***** MATERIAL

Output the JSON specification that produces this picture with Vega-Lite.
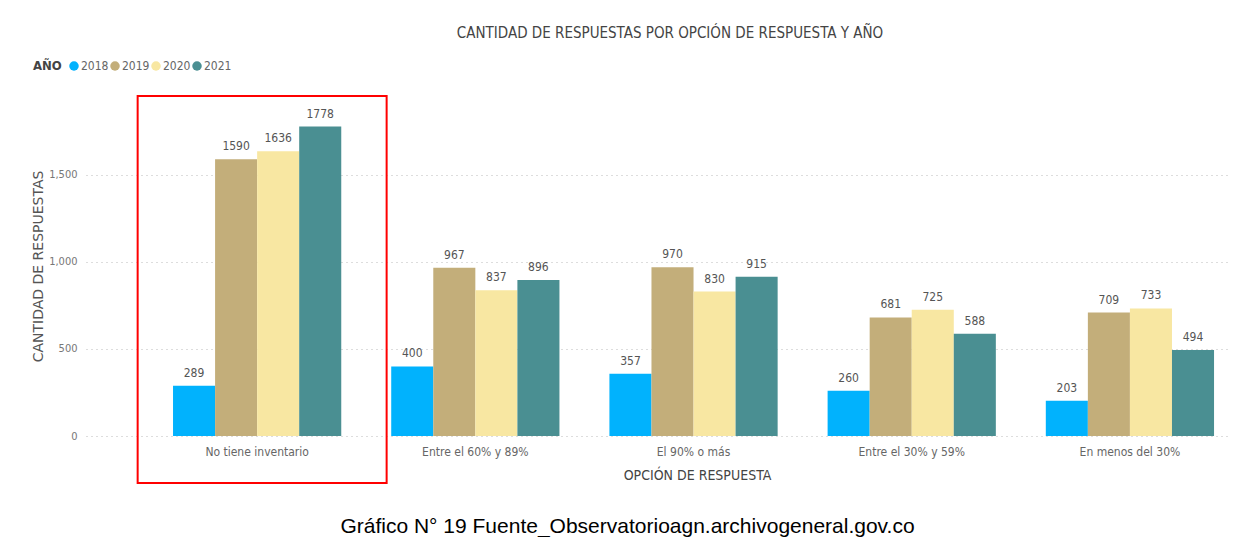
{
  "$schema": "https://vega.github.io/schema/vega-lite/v6.json",
  "width": 1144,
  "height": 326,
  "autosize": {"type": "none"},
  "padding": {"left": 86, "top": 110, "right": 27, "bottom": 101},
  "background": "white",
  "title": {
    "text": "CANTIDAD DE RESPUESTAS POR OPCIÓN DE RESPUESTA Y AÑO",
    "font": "DejaVu Sans Condensed",
    "fontSize": 15,
    "fontWeight": "normal",
    "color": "#444444",
    "anchor": "middle",
    "dx": 12,
    "dy": -15
  },
  "config": {
    "view": {"stroke": null},
    "font": "DejaVu Sans Condensed"
  },
  "data": {
    "values": [
      {"opcion": "No tiene inventario", "anio": "2018", "valor": 289},
      {"opcion": "No tiene inventario", "anio": "2019", "valor": 1590},
      {"opcion": "No tiene inventario", "anio": "2020", "valor": 1636},
      {"opcion": "No tiene inventario", "anio": "2021", "valor": 1778},
      {"opcion": "Entre el 60% y 89%", "anio": "2018", "valor": 400},
      {"opcion": "Entre el 60% y 89%", "anio": "2019", "valor": 967},
      {"opcion": "Entre el 60% y 89%", "anio": "2020", "valor": 837},
      {"opcion": "Entre el 60% y 89%", "anio": "2021", "valor": 896},
      {"opcion": "El 90% o más", "anio": "2018", "valor": 357},
      {"opcion": "El 90% o más", "anio": "2019", "valor": 970},
      {"opcion": "El 90% o más", "anio": "2020", "valor": 830},
      {"opcion": "El 90% o más", "anio": "2021", "valor": 915},
      {"opcion": "Entre el 30% y 59%", "anio": "2018", "valor": 260},
      {"opcion": "Entre el 30% y 59%", "anio": "2019", "valor": 681},
      {"opcion": "Entre el 30% y 59%", "anio": "2020", "valor": 725},
      {"opcion": "Entre el 30% y 59%", "anio": "2021", "valor": 588},
      {"opcion": "En menos del 30%", "anio": "2018", "valor": 203},
      {"opcion": "En menos del 30%", "anio": "2019", "valor": 709},
      {"opcion": "En menos del 30%", "anio": "2020", "valor": 733},
      {"opcion": "En menos del 30%", "anio": "2021", "valor": 494}
    ]
  },
  "resolve": {"axis": {"x": "independent"}},
  "layer": [
    {
      "mark": {"type": "bar"},
      "encoding": {
        "x": {
          "field": "opcion",
          "type": "nominal",
          "sort": ["No tiene inventario", "Entre el 60% y 89%", "El 90% o más", "Entre el 30% y 59%", "En menos del 30%"],
          "scale": {"paddingInner": 0.229, "paddingOuter": 0.236, "align": 0.845},
          "axis": {
            "orient": "bottom",
            "title": "OPCIÓN DE RESPUESTA",
            "labelAngle": 0,
            "labelFontSize": 12,
            "labelColor": "#666666",
            "labelPadding": 10,
            "domain": false,
            "ticks": false,
            "grid": false,
            "titleFontSize": 14,
            "titleFontWeight": "normal",
            "titleColor": "#444444",
            "titleX": 611,
            "titleY": 39,
            "titleAnchor": null,
            "titleAlign": "center",
            "titleBaseline": "middle"
          }
        },
        "xOffset": {"field": "anio", "type": "nominal", "scale": {"paddingInner": 0, "paddingOuter": 0}},
        "y": {
          "field": "valor",
          "type": "quantitative",
          "scale": {"domain": [0, 1873], "nice": false},
          "axis": {
            "title": "CANTIDAD DE RESPUESTAS",
            "values": [0, 500, 1000, 1500],
            "format": ",.0f",
            "grid": true,
            "gridDash": [1, 4],
            "gridColor": "#bbbbbb",
            "domain": false,
            "ticks": false,
            "labelPadding": 9,
            "labelColor": "#777777",
            "labelFontSize": 11,
            "titleFont": "DejaVu Sans",
            "titleFontSize": 14,
            "titleFontWeight": "normal",
            "titleColor": "#555555",
            "titleX": -48,
            "titleY": 156,
            "titleAngle": -90,
            "titleAlign": "center",
            "titleBaseline": "middle",
            "titleAnchor": null
          }
        },
        "color": {
          "field": "anio",
          "type": "nominal",
          "scale": {"domain": ["2018", "2019", "2020", "2021"], "range": ["#01B2FD", "#C3AE7A", "#F8E7A2", "#4A8F92"]},
          "legend": {
            "orient": "none",
            "legendX": -53,
            "legendY": -50,
            "direction": "horizontal",
            "title": "AÑO",
            "titleOrient": "left",
            "titleFontSize": 13,
            "titleFontWeight": "bold",
            "titleColor": "#444444",
            "titlePadding": 6,
            "labelFontSize": 12,
            "labelColor": "#666666",
            "symbolType": "circle",
            "symbolSize": 90,
            "symbolStrokeWidth": 0,
            "labelOffset": 1,
            "columnPadding": 0
          }
        }
      }
    },
    {
      "mark": {"type": "text", "baseline": "bottom", "dy": -6, "fontSize": 12, "color": "#555555"},
      "encoding": {
        "x": {"field": "opcion", "type": "nominal", "sort": ["No tiene inventario", "Entre el 60% y 89%", "El 90% o más", "Entre el 30% y 59%", "En menos del 30%"], "axis": null},
        "xOffset": {"field": "anio", "type": "nominal"},
        "y": {"field": "valor", "type": "quantitative"},
        "text": {"field": "valor", "type": "quantitative", "format": "d"}
      }
    },
    {
      "data": {"values": [{"opcion": "No tiene inventario"}]},
      "mark": {"type": "bar", "fill": null, "fillOpacity": 0, "stroke": "#FF0000", "strokeWidth": 2, "width": {"band": 1.48}, "xOffset": 5},
      "encoding": {
        "x": {
          "field": "opcion",
          "type": "nominal",
          "sort": ["No tiene inventario", "Entre el 60% y 89%", "El 90% o más", "Entre el 30% y 59%", "En menos del 30%"],
          "axis": {
            "orient": "bottom",
            "title": "Gráfico N° 19 Fuente_Observatorioagn.archivogeneral.gov.co",
            "labels": false,
            "ticks": false,
            "domain": false,
            "grid": false,
            "titleFont": "Liberation Sans, Arial",
            "titleFontSize": 21,
            "titleFontWeight": "normal",
            "titleColor": "#000000",
            "titleX": 541,
            "titleY": 96,
            "titleAnchor": null,
            "titleAlign": "center",
            "titleBaseline": "alphabetic"
          }
        },
        "y": {"datum": -270, "type": "quantitative"},
        "y2": {"datum": 1953}
      }
    }
  ]
}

**********

§ GIVEN EXERCISE
Reproduce the data word for word, excluding its pictures.

§ SOLUTION TO THE EXERCISE
Output the JSON specification that produces this picture with Vega-Lite.
{
  "$schema": "https://vega.github.io/schema/vega-lite/v6.json",
  "width": 1144,
  "height": 326,
  "autosize": {"type": "none"},
  "padding": {"left": 86, "top": 110, "right": 27, "bottom": 101},
  "background": "white",
  "title": {
    "text": "CANTIDAD DE RESPUESTAS POR OPCIÓN DE RESPUESTA Y AÑO",
    "font": "DejaVu Sans Condensed",
    "fontSize": 15,
    "fontWeight": "normal",
    "color": "#444444",
    "anchor": "middle",
    "dx": 12,
    "dy": -15
  },
  "config": {
    "view": {"stroke": null},
    "font": "DejaVu Sans Condensed"
  },
  "data": {
    "values": [
      {"opcion": "No tiene inventario", "anio": "2018", "valor": 289},
      {"opcion": "No tiene inventario", "anio": "2019", "valor": 1590},
      {"opcion": "No tiene inventario", "anio": "2020", "valor": 1636},
      {"opcion": "No tiene inventario", "anio": "2021", "valor": 1778},
      {"opcion": "Entre el 60% y 89%", "anio": "2018", "valor": 400},
      {"opcion": "Entre el 60% y 89%", "anio": "2019", "valor": 967},
      {"opcion": "Entre el 60% y 89%", "anio": "2020", "valor": 837},
      {"opcion": "Entre el 60% y 89%", "anio": "2021", "valor": 896},
      {"opcion": "El 90% o más", "anio": "2018", "valor": 357},
      {"opcion": "El 90% o más", "anio": "2019", "valor": 970},
      {"opcion": "El 90% o más", "anio": "2020", "valor": 830},
      {"opcion": "El 90% o más", "anio": "2021", "valor": 915},
      {"opcion": "Entre el 30% y 59%", "anio": "2018", "valor": 260},
      {"opcion": "Entre el 30% y 59%", "anio": "2019", "valor": 681},
      {"opcion": "Entre el 30% y 59%", "anio": "2020", "valor": 725},
      {"opcion": "Entre el 30% y 59%", "anio": "2021", "valor": 588},
      {"opcion": "En menos del 30%", "anio": "2018", "valor": 203},
      {"opcion": "En menos del 30%", "anio": "2019", "valor": 709},
      {"opcion": "En menos del 30%", "anio": "2020", "valor": 733},
      {"opcion": "En menos del 30%", "anio": "2021", "valor": 494}
    ]
  },
  "resolve": {"axis": {"x": "independent"}},
  "layer": [
    {
      "mark": {"type": "bar"},
      "encoding": {
        "x": {
          "field": "opcion",
          "type": "nominal",
          "sort": ["No tiene inventario", "Entre el 60% y 89%", "El 90% o más", "Entre el 30% y 59%", "En menos del 30%"],
          "scale": {"paddingInner": 0.229, "paddingOuter": 0.236, "align": 0.845},
          "axis": {
            "orient": "bottom",
            "title": "OPCIÓN DE RESPUESTA",
            "labelAngle": 0,
            "labelFontSize": 12,
            "labelColor": "#666666",
            "labelPadding": 10,
            "domain": false,
            "ticks": false,
            "grid": false,
            "titleFontSize": 14,
            "titleFontWeight": "normal",
            "titleColor": "#444444",
            "titleX": 611,
            "titleY": 39,
            "titleAnchor": null,
            "titleAlign": "center",
            "titleBaseline": "middle"
          }
        },
        "xOffset": {"field": "anio", "type": "nominal", "scale": {"paddingInner": 0, "paddingOuter": 0}},
        "y": {
          "field": "valor",
          "type": "quantitative",
          "scale": {"domain": [0, 1873], "nice": false},
          "axis": {
            "title": "CANTIDAD DE RESPUESTAS",
            "values": [0, 500, 1000, 1500],
            "format": ",.0f",
            "grid": true,
            "gridDash": [1, 4],
            "gridColor": "#bbbbbb",
            "domain": false,
            "ticks": false,
            "labelPadding": 9,
            "labelColor": "#777777",
            "labelFontSize": 11,
            "titleFont": "DejaVu Sans",
            "titleFontSize": 14,
            "titleFontWeight": "normal",
            "titleColor": "#555555",
            "titleX": -48,
            "titleY": 156,
            "titleAngle": -90,
            "titleAlign": "center",
            "titleBaseline": "middle",
            "titleAnchor": null
          }
        },
        "color": {
          "field": "anio",
          "type": "nominal",
          "scale": {"domain": ["2018", "2019", "2020", "2021"], "range": ["#01B2FD", "#C3AE7A", "#F8E7A2", "#4A8F92"]},
          "legend": {
            "orient": "none",
            "legendX": -53,
            "legendY": -50,
            "direction": "horizontal",
            "title": "AÑO",
            "titleOrient": "left",
            "titleFontSize": 13,
            "titleFontWeight": "bold",
            "titleColor": "#444444",
            "titlePadding": 6,
            "labelFontSize": 12,
            "labelColor": "#666666",
            "symbolType": "circle",
            "symbolSize": 90,
            "symbolStrokeWidth": 0,
            "labelOffset": 1,
            "columnPadding": 0
          }
        }
      }
    },
    {
      "mark": {"type": "text", "baseline": "bottom", "dy": -6, "fontSize": 12, "color": "#555555"},
      "encoding": {
        "x": {"field": "opcion", "type": "nominal", "sort": ["No tiene inventario", "Entre el 60% y 89%", "El 90% o más", "Entre el 30% y 59%", "En menos del 30%"], "axis": null},
        "xOffset": {"field": "anio", "type": "nominal"},
        "y": {"field": "valor", "type": "quantitative"},
        "text": {"field": "valor", "type": "quantitative", "format": "d"}
      }
    },
    {
      "data": {"values": [{"opcion": "No tiene inventario"}]},
      "mark": {"type": "bar", "fill": null, "fillOpacity": 0, "stroke": "#FF0000", "strokeWidth": 2, "width": {"band": 1.48}, "xOffset": 5},
      "encoding": {
        "x": {
          "field": "opcion",
          "type": "nominal",
          "sort": ["No tiene inventario", "Entre el 60% y 89%", "El 90% o más", "Entre el 30% y 59%", "En menos del 30%"],
          "axis": {
            "orient": "bottom",
            "title": "Gráfico N° 19 Fuente_Observatorioagn.archivogeneral.gov.co",
            "labels": false,
            "ticks": false,
            "domain": false,
            "grid": false,
            "titleFont": "Liberation Sans, Arial",
            "titleFontSize": 21,
            "titleFontWeight": "normal",
            "titleColor": "#000000",
            "titleX": 541,
            "titleY": 96,
            "titleAnchor": null,
            "titleAlign": "center",
            "titleBaseline": "alphabetic"
          }
        },
        "y": {"datum": -270, "type": "quantitative"},
        "y2": {"datum": 1953}
      }
    }
  ]
}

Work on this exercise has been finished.